Coffer insisted I look at a black and white photo of him and his wife on their wedding day. The quality of the print was murky, but I could sense the happiness of the good-looking young couple starting out on their journey. “I met my wife at MATC,” he said. “One day, I was doing my accounting homework in study hall, and this beautiful lady walked through the door, and I said, ‘Behold! Wow. Who could this be?’ She was only 20. Her name was Mingon but she went by Yvonne.”
He went on, “For about 20 years, we lived in the Northlawn Development Project houses on Villard and 24th Street. The city put up those houses for veterans. We moved in there in 1958. It was a mixed neighborhood, Italians, Jews, Poles, Blacks. Not segregated like now.” After World War II, the City of Milwaukee focused on the working class, building affordable housing for veterans. Opening in 1950 and 1951, the two-story row houses of Northlawn, Southlawn, and Berryland were built on vacant land in predominantly white neighborhoods with access to parks and public transportation.
“I transferred from the VA to the Post Office and then got a job as an account clerk for the county welfare department, and then in the county treasury department. In the mid-‘60s, I took a job at Patrick Cudahy in administration. Worked there for five years. My family was still living in Northlawn. The Patrick Cudahy Company was helping Father Groppi’s Civil Rights movement, but they didn’t want anyone to know it. They feared reprisal from whites, I guess. I’m a Black man, so they had me delivering truckloads of food to Father Groppi’s church, St. Boniface Parish on 11th and Clarke. The church had mostly Black members. It was demolished in 1975, I think.”

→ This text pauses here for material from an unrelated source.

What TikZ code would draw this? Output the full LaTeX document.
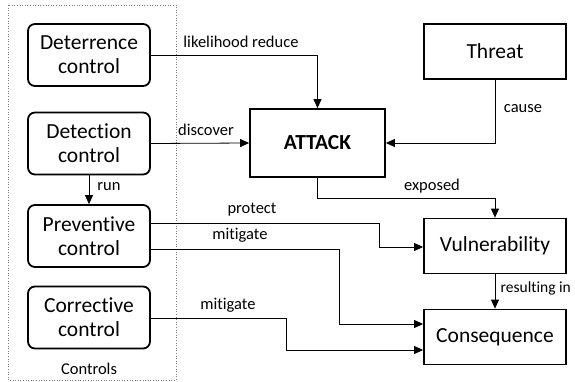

Groppi left the church around 1970. “The protests died down,” Coffer said. “In 1971, I got a job with the City Housing Authority as a manager of housing projects. My salary was $1,000 per month. When I retired in 1996, my salary was $1,000 a week. I kept active, but my wife died in 2013, and I lived alone.”
Current Controversy
I brought up the controversy dominating the news, asking his views on the current problems of racism and segregation. “I’ve always been a runner,” he said. “Before I had my stroke, I used to run with this white guy who was known as the Dog Man ‘cause he runs with two dogs. I was talking to him a few days ago. I said, ‘Andy,’ that’s his real name, 'I’m trying to understand something. If whites call me Nigger, how do you feel I’m supposed to feel?’ Andy never called me Nigger, but I was trying to understand the hatred out there. He didn’t know what to say. I used to get called Nigger quite a bit growing up in Ohio, whites yelling at me from across the street. What are whites trying to accomplish by calling us that name?”
I thought about that and said, “Right now in our country, our society, hatred seems to be prominent. I find it very sad what’s happening. In America, we can’t seem to get past the prejudice against skin color or the different cultures and tribes. One day not long ago, I was photographing a farm auction in a rural area near Oconomowoc, farmers in seed caps and overalls talking of tractors, pickups, and this year’s corn crop. Later that same day, I was in Milwaukee’s central city talking to Black people listening to rap music and talking trash in an urban language the rural folks wouldn’t understand. Only 30 miles away from each other and two widely different cultures.”
Coffer said, “We’ve been going through this since 1969, this anger, this war. Yet, our Constitution says, ‘We hold these truths to be self-evident that all men are created equal.’ The Bible says, ‘Do unto others as you would want done to you.’ As the Indians say, ‘Walk in my moccasins for a few days. You will understand me.’”
When I got up to leave, he asked me this question. “What’s the secret to a long life?”
I paused, thinking. “I’m not sure. Staying positive?”
He said, “Keep breathing,” and he laughed.